= Galahad Threepwood =

Fictional character in P. G. Wodehouse stories

The Honourable Galahad "Gally" Threepwood is a fictional character in the Blandings Castle stories by P. G. Wodehouse. Lord Emsworth's younger brother, a lifelong bachelor, Gally was, according to Beach, the Blandings butler, "somewhat wild as a young man". When he appears in the Blandings books, he is in his fifties, has thick grey hair and wears a black-rimmed monocle on a black ribbon.

== Life and character ==
Galahad is the only one of the Threepwood siblings never to have married. He is the younger brother of Lord Emsworth and has ten sisters, all but one of them (Lady Diana Phipps) disapprove of his lifestyle. His true love was Dolly Henderson, with whom he was in love from 1896 to 1898 but who, as a music-hall singer who wore pink tights, was not an appropriate bride for a man of his social status. His father sent him to South Africa to prevent him from marrying, following which he spent most of his life drinking heavily and getting up to mischief. A member of the notorious Pelican Club, he appears to have travelled widely and known many people.
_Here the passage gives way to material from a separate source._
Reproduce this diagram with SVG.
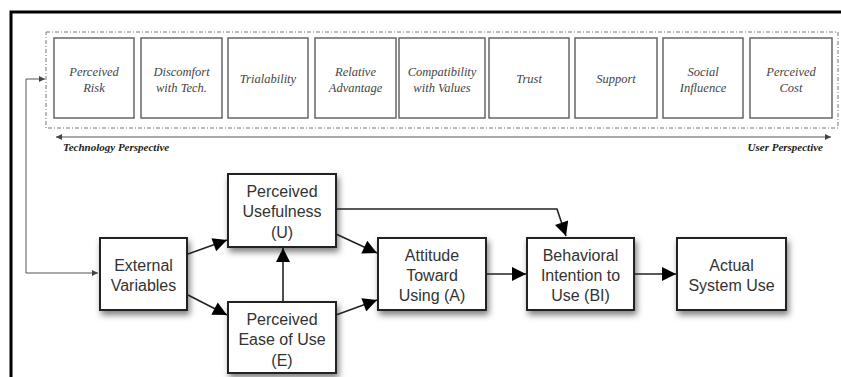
<svg xmlns="http://www.w3.org/2000/svg" width="841" height="377" viewBox="0 0 841 377">
<style>
.tb{fill:#fff;stroke:#666;stroke-width:1.5}
.tt{font-family:"Liberation Serif","DejaVu Serif","Times New Roman",serif;font-style:italic;font-size:12.5px;fill:#444;text-anchor:middle}
.pt{font-family:"Liberation Serif","DejaVu Serif","Times New Roman",serif;font-style:italic;font-weight:bold;font-size:11px;fill:#222}
.nb{fill:#fff;stroke:#222;stroke-width:2;filter:url(#sh)}
.nt{font-family:"Liberation Sans",Arial,sans-serif;font-size:16px;fill:#333;text-anchor:middle}
.c{fill:none;stroke:#222;stroke-width:1.6}
.f{fill:none;stroke:#555;stroke-width:1}
</style>
<defs>
<filter id="sh" x="-20%" y="-20%" width="150%" height="160%">
<feDropShadow dx="2" dy="4" stdDeviation="3" flood-color="#000" flood-opacity="0.5"/>
</filter>
<marker id="ab" viewBox="0 0 10 10" refX="10" refY="5" markerWidth="16" markerHeight="14" markerUnits="userSpaceOnUse" orient="auto">
<path d="M0,0 L10,5 L0,10 z" fill="#000"/>
</marker>
<marker id="as" viewBox="0 0 10 10" refX="10" refY="5" markerWidth="8" markerHeight="6" markerUnits="userSpaceOnUse" orient="auto-start-reverse">
<path d="M0,0 L10,5 L0,10 z" fill="#444"/>
</marker>
</defs>
<rect width="841" height="377" fill="#fff"/>
<g id="frame">
<path d="M11,377 V12 H841" fill="none" stroke="#000" stroke-width="3"/>
</g>
<g id="perspective-box">
<rect x="46" y="32" width="792" height="96" fill="none" stroke="#777" stroke-width="1" stroke-dasharray="4,2,1,2"/>
</g>
<g id="risk"><rect class="tb" x="54" y="38" width="80" height="80"/><text class="tt" x="94" y="76">Perceived</text><text class="tt" x="94" y="92">Risk</text></g>
<g id="discomfort"><rect class="tb" x="141" y="38" width="81" height="80"/><text class="tt" x="181.5" y="76">Discomfort</text><text class="tt" x="181.5" y="92">with Tech.</text></g>
<g id="trialability"><rect class="tb" x="228" y="38" width="80" height="80"/><text class="tt" x="268" y="83">Trialability</text></g>
<g id="advantage"><rect class="tb" x="315" y="38" width="81" height="80"/><text class="tt" x="355.5" y="76">Relative</text><text class="tt" x="355.5" y="92">Advantage</text></g>
<g id="compatibility"><rect class="tb" x="399" y="38" width="86" height="80"/><text class="tt" x="442" y="76">Compatibility</text><text class="tt" x="442" y="92">with Values</text></g>
<g id="trust"><rect class="tb" x="489" y="38" width="80" height="80"/><text class="tt" x="529" y="83">Trust</text></g>
<g id="support"><rect class="tb" x="575" y="38" width="82" height="80"/><text class="tt" x="616" y="83">Support</text></g>
<g id="social"><rect class="tb" x="663" y="38" width="80" height="80"/><text class="tt" x="703" y="76">Social</text><text class="tt" x="703" y="92">Influence</text></g>
<g id="cost"><rect class="tb" x="750" y="38" width="82" height="80"/><text class="tt" x="791" y="76">Perceived</text><text class="tt" x="791" y="92">Cost</text></g>
<g id="labels">
<text class="pt" x="63" y="151">Technology Perspective</text>
<text class="pt" x="823" y="151" text-anchor="end">User Perspective</text>
</g>
<g id="ext"><rect class="nb" x="100" y="238" width="87" height="72"/><text class="nt" x="143.5" y="271">External</text><text class="nt" x="143.5" y="291">Variables</text></g>
<g id="pu"><rect class="nb" x="228" y="174" width="108" height="73"/><text class="nt" x="282" y="197">Perceived</text><text class="nt" x="282" y="217">Usefulness</text><text class="nt" x="282" y="238">(U)</text></g>
<g id="peou"><rect class="nb" x="228" y="302" width="108" height="71"/><text class="nt" x="282" y="325">Perceived</text><text class="nt" x="282" y="345">Ease of Use</text><text class="nt" x="282" y="366">(E)</text></g>
<g id="att"><rect class="nb" x="378" y="238" width="108" height="72"/><text class="nt" x="432" y="261">Attitude</text><text class="nt" x="432" y="281">Toward</text><text class="nt" x="432" y="301">Using (A)</text></g>
<g id="bi"><rect class="nb" x="527" y="238" width="107" height="72"/><text class="nt" x="580.5" y="261">Behavioral</text><text class="nt" x="580.5" y="281">Intention to</text><text class="nt" x="580.5" y="301">Use (BI)</text></g>
<g id="asu"><rect class="nb" x="677" y="238" width="109" height="72"/><text class="nt" x="731.5" y="271">Actual</text><text class="nt" x="731.5" y="291">System Use</text></g>
<g id="connectors">
<line class="f" x1="56" y1="137" x2="831" y2="137" marker-start="url(#as)" marker-end="url(#as)"/>
<path class="f" d="M98,273 H26 V79 H45" marker-start="url(#as)" marker-end="url(#as)"/>
<line class="c" x1="188" y1="254" x2="227" y2="240" marker-end="url(#ab)"/>
<line class="c" x1="188" y1="295" x2="227" y2="315" marker-end="url(#ab)"/>
<line class="c" x1="283" y1="302" x2="283" y2="248" marker-end="url(#ab)"/>
<line class="c" x1="336" y1="234" x2="377" y2="253" marker-end="url(#ab)"/>
<line class="c" x1="336" y1="315" x2="377" y2="300" marker-end="url(#ab)"/>
<line class="c" x1="486" y1="274" x2="526" y2="274" marker-end="url(#ab)"/>
<line class="c" x1="634" y1="274" x2="676" y2="274" marker-end="url(#ab)"/>
<path class="c" d="M336,209 H557 L566,236" marker-end="url(#ab)"/>
</g>
</svg>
The prospect of Galahad's writing his reminiscences causes a good deal of consternation among England's well-established upper-class because he had, in younger days, been "a notable lad about town," a partier, drinker, prankster, and ladies' man, and his stories are liable to embarrass his former comrades, most of whom have grown into respectable gentlemen. One particularly embarrassing story concerns Sir Gregory Parsloe-Parsloe and prawns, though we never learn many details of the incident, other than that it took place at Ascot, "the year Martingale won the Gold Cup".

His wildness makes him very popular with the members of the Blandings servants hall, who feel he sheds lustre on the castle, but less so with his sisters, who find him something of an embarrassment, particularly when recalling stories of their now-respectable friends. Despite the fact that he "apparently never went to bed until he was fifty", he is in remarkable shape, a sprightly, rosy, dapper man with bright eyes and a jaunty posture. His niece Millicent similarly remarks that it "is really […] an extraordinary thing that anyone who has had as good a time as he has can be so amazingly healthy."

Galahad is widely known as a "racy and compulsive raconteur".

== Appearances ==

Galahad appears in seven novels and a single short story:
- Summer Lightning (1929)
- Heavy Weather (1933)
- Full Moon (1947)
- Pigs Have Wings (1952)
- Galahad at Blandings (1965)
- "Sticky Wicket at Blandings", from Plum Pie (1966)
- A Pelican at Blandings (1969)
- Sunset at Blandings (1977)

Gally first appears in Summer Lightning, where he is staying at Blandings to work on his scandalous reminiscences. He appears not to have been a regular visitor to the castle, however, as Baxter, secretary to Lord Emsworth for some time, has never previously met him. Thereafter he becomes a regular visitor, frequently involved in the intrigues and conspiracies that invariably surround the place, generally filling the role of level-headed and resourceful saviour and the champion of youth and romance. In a private letter, P. G. Wodehouse regarded Galahad as "the best character in Summer Lighting".

In the two Blandings novels after Summer Lightning in which he does not play a part, his shoes are ably filled by his fellow-Pelican Uncle Fred (Lord Ickenham). In fact, it has been said that Ickenham lays down the pattern that Galahad follows. Uncle Fred's first appearance in a Blandings novel is Uncle Fred in the Springtime (1939), in which he arrives at the castle under an assumed name, bringing several other impostors with him. In the next Blandings novel, Full Moon (1947), critic Richard Usborne points out that "in patches Gally, [the novel's] real hero, acts and talks more like Lord Ickenham than himself. 'Spreading sweetness and light' is Lord Ickenham's specific role, but here, Wodehouse, seeming to forget, applies these words to Gally." Critic J. H. C. Morris agrees, "Gally becomes more and more like Lord Ickenham as the Blandings Saga progresses. In the later stories there is no one like him for telling the tale."

== Adaptations ==
=== Television ===
- In the 1995 BBC television film Heavy Weather, Galahad was portrayed by Richard Briers.
- In the 2013–2014 BBC series Blandings, he was played by Julian Rhind-Tutt.

=== Radio ===
- In the 1985–1992 Blandings radio series, Galahad was voiced by Ian Carmichael.
- Galahad was portrayed by Derwent Watson in the 1999 BBC radio dramatisation of Full Moon.
- Charles Dance portrayed Galahad in the 2010 BBC radio adaptation of Summer Lightning.